Daniel Walker - Early Life and Career

Early Life and Career

Walker was born in Washington, D.C. and raised near San Diego, California. He was the second Governor of Illinois to graduate from the United States Naval Academy. He served as a naval officer in World War II and the Korean War. A graduate of the Northwestern University School of Law, Walker served as a law clerk for Chief Justice of the United States Fred M. Vinson, and as an aide to Illinois Governor Adlai Stevenson II.

Walker later became an executive for Montgomery Ward while pursuing anti-machine Democratic politics in Chicago.

In 1970, Walker was campaign chairman for the successful U.S. Senate campaign of Adlai Stevenson III (son of Adlai II).
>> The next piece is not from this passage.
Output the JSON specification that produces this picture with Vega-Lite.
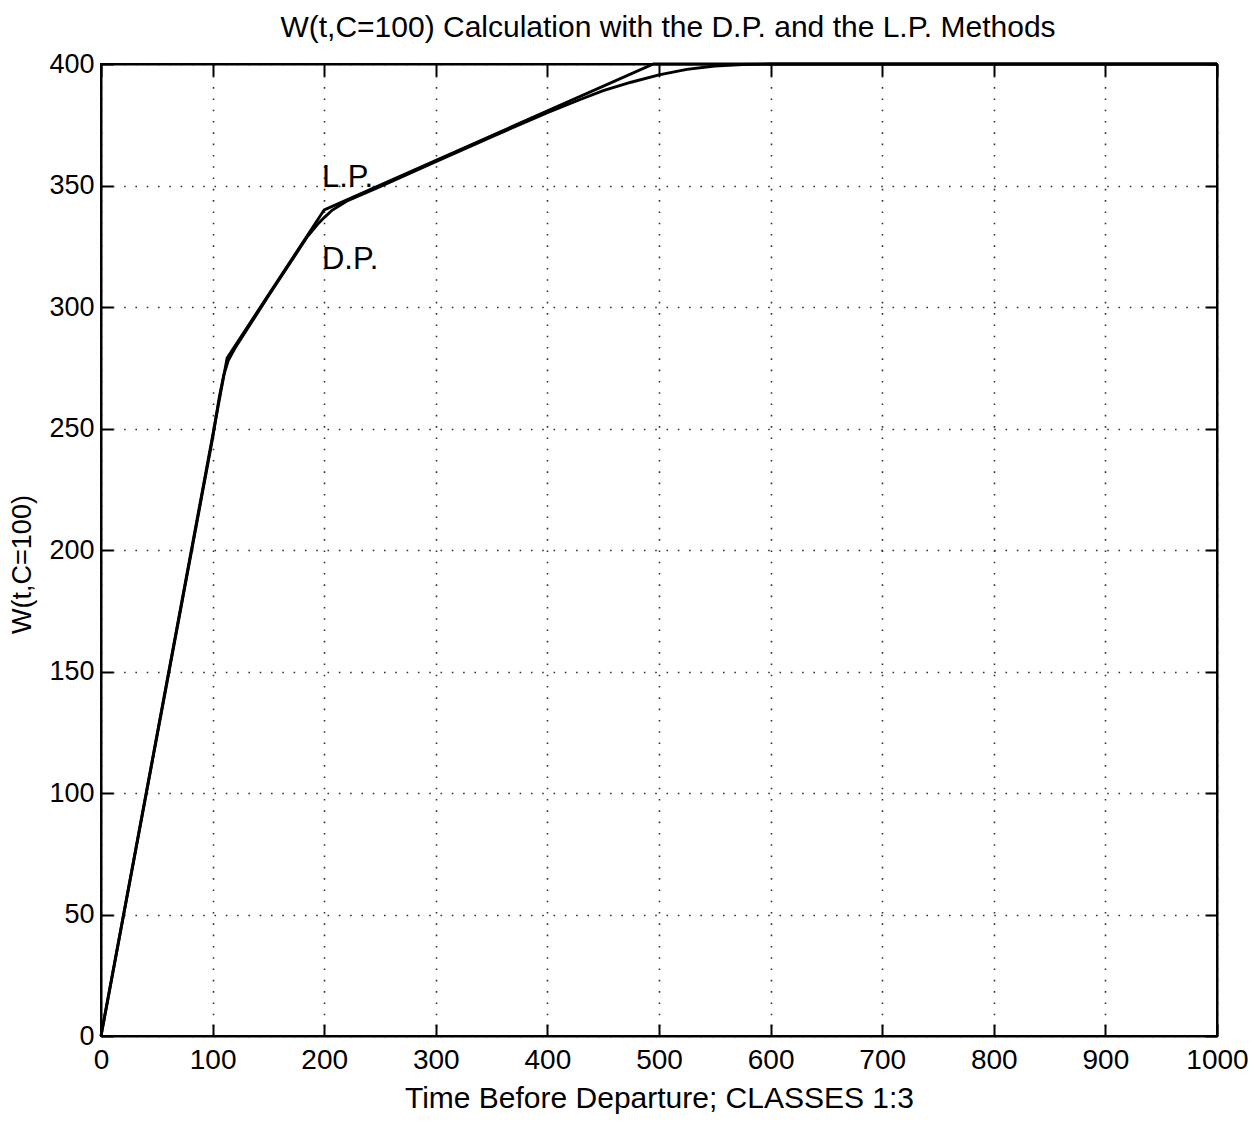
{
  "$schema": "https://vega.github.io/schema/vega-lite/v6.json",
  "width": 1116,
  "height": 972,
  "autosize": {"type": "none"},
  "padding": {"left": 101, "top": 64, "right": 42, "bottom": 86},
  "background": "white",
  "title": {
    "text": "W(t,C=100) Calculation with the D.P. and the L.P. Methods",
    "fontSize": 30,
    "fontWeight": "normal",
    "font": "Liberation Sans",
    "color": "black",
    "baseline": "alphabetic",
    "offset": -17,
    "dx": 9
  },
  "config": {
    "font": "Liberation Sans",
    "view": {"stroke": "black", "strokeWidth": 2},
    "axis": {
      "domain": true,
      "domainColor": "black",
      "domainWidth": 2,
      "tickColor": "black",
      "tickWidth": 2,
      "tickSize": -12,
      "labelFontSize": 27,
      "labelColor": "black",
      "labelFont": "Liberation Sans",
      "labelFlush": false,
      "titleFont": "Liberation Sans",
      "titleFontSize": 27,
      "titleFontWeight": "normal",
      "titleColor": "black",
      "gridColor": "#333333",
      "gridWidth": 1.6,
      "gridDash": [1.6, 9.7],
      "gridOpacity": 1
    }
  },
  "datasets": {
    "curves": [
      {"series": "L.P.", "t": 0, "w": 0},
      {"series": "L.P.", "t": 113, "w": 279},
      {"series": "L.P.", "t": 200, "w": 340},
      {"series": "L.P.", "t": 495, "w": 400},
      {"series": "L.P.", "t": 1000, "w": 400},
      {"series": "D.P.", "t": 0, "w": 0},
      {"series": "D.P.", "t": 100, "w": 246},
      {"series": "D.P.", "t": 106, "w": 263},
      {"series": "D.P.", "t": 110, "w": 272},
      {"series": "D.P.", "t": 114, "w": 278},
      {"series": "D.P.", "t": 120, "w": 283},
      {"series": "D.P.", "t": 150, "w": 304.5},
      {"series": "D.P.", "t": 185, "w": 329},
      {"series": "D.P.", "t": 195, "w": 334.5},
      {"series": "D.P.", "t": 200, "w": 336.8},
      {"series": "D.P.", "t": 207, "w": 339.8},
      {"series": "D.P.", "t": 220, "w": 343.5},
      {"series": "D.P.", "t": 250, "w": 349.5},
      {"series": "D.P.", "t": 300, "w": 359.8},
      {"series": "D.P.", "t": 350, "w": 370},
      {"series": "D.P.", "t": 400, "w": 380},
      {"series": "D.P.", "t": 430, "w": 385.5},
      {"series": "D.P.", "t": 450, "w": 389},
      {"series": "D.P.", "t": 475, "w": 392.5},
      {"series": "D.P.", "t": 500, "w": 395.5},
      {"series": "D.P.", "t": 525, "w": 397.8},
      {"series": "D.P.", "t": 550, "w": 399.2},
      {"series": "D.P.", "t": 575, "w": 399.8},
      {"series": "D.P.", "t": 600, "w": 400},
      {"series": "D.P.", "t": 1000, "w": 400}
    ],
    "labels": [
      {"label": "L.P.", "t": 198, "w": 353},
      {"label": "D.P.", "t": 198, "w": 319.5}
    ]
  },
  "layer": [
    {
      "data": {"name": "curves"},
      "mark": {"type": "line", "color": "black", "strokeWidth": 2.9, "clip": false},
      "encoding": {
        "x": {
          "field": "t", "type": "quantitative",
          "scale": {"domain": [0, 1000], "nice": false},
          "axis": {"orient": "bottom", "title": "Time Before Departure; CLASSES 1:3", "titleFontSize": 30, "format": "d", "values": [0,100,200,300,400,500,600,700,800,900,1000], "labelPadding": 22, "labelFontSize": 28, "titlePadding": 9, "grid": true}
        },
        "y": {
          "field": "w", "type": "quantitative",
          "scale": {"domain": [0, 400], "nice": false},
          "axis": {"orient": "left", "title": "W(t,C=100)", "titleY": 500, "format": "d", "values": [0,50,100,150,200,250,300,350,400], "labelPadding": 19, "titlePadding": 12, "grid": true}
        },
        "detail": {"field": "series"}
      }
    },
    {
      "data": {"name": "labels"},
      "mark": {"type": "text", "align": "left", "baseline": "middle", "fontSize": 31, "color": "black", "font": "Liberation Sans"},
      "encoding": {
        "x": {
          "field": "t", "type": "quantitative",
          "axis": {"orient": "top", "title": null, "labels": false, "grid": false, "values": [0,100,200,300,400,500,600,700,800,900,1000]}
        },
        "y": {
          "field": "w", "type": "quantitative",
          "axis": {"orient": "right", "title": null, "labels": false, "grid": false, "values": [0,50,100,150,200,250,300,350,400]}
        },
        "text": {"field": "label"}
      }
    }
  ],
  "resolve": {"axis": {"x": "independent", "y": "independent"}}
}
At the 1968 Democratic National Convention, there were violent clashes between police and protesters. The National Commission on the Causes and Prevention of Violence appointed Walker to head the Chicago Study Team that investigated the incident. In December, Walker issued his report, Rights in Conflict, better known as the "Walker Report". The Report became highly controversial, and its author well-known. Walker stated that while protesters had deliberately harassed and provoked police, the police had responded with indiscriminate violence against protesters and bystanders, which he described as a "police riot". The Report charged that many police had committed criminal acts, and condemned the failure to prosecute or even discipline those police.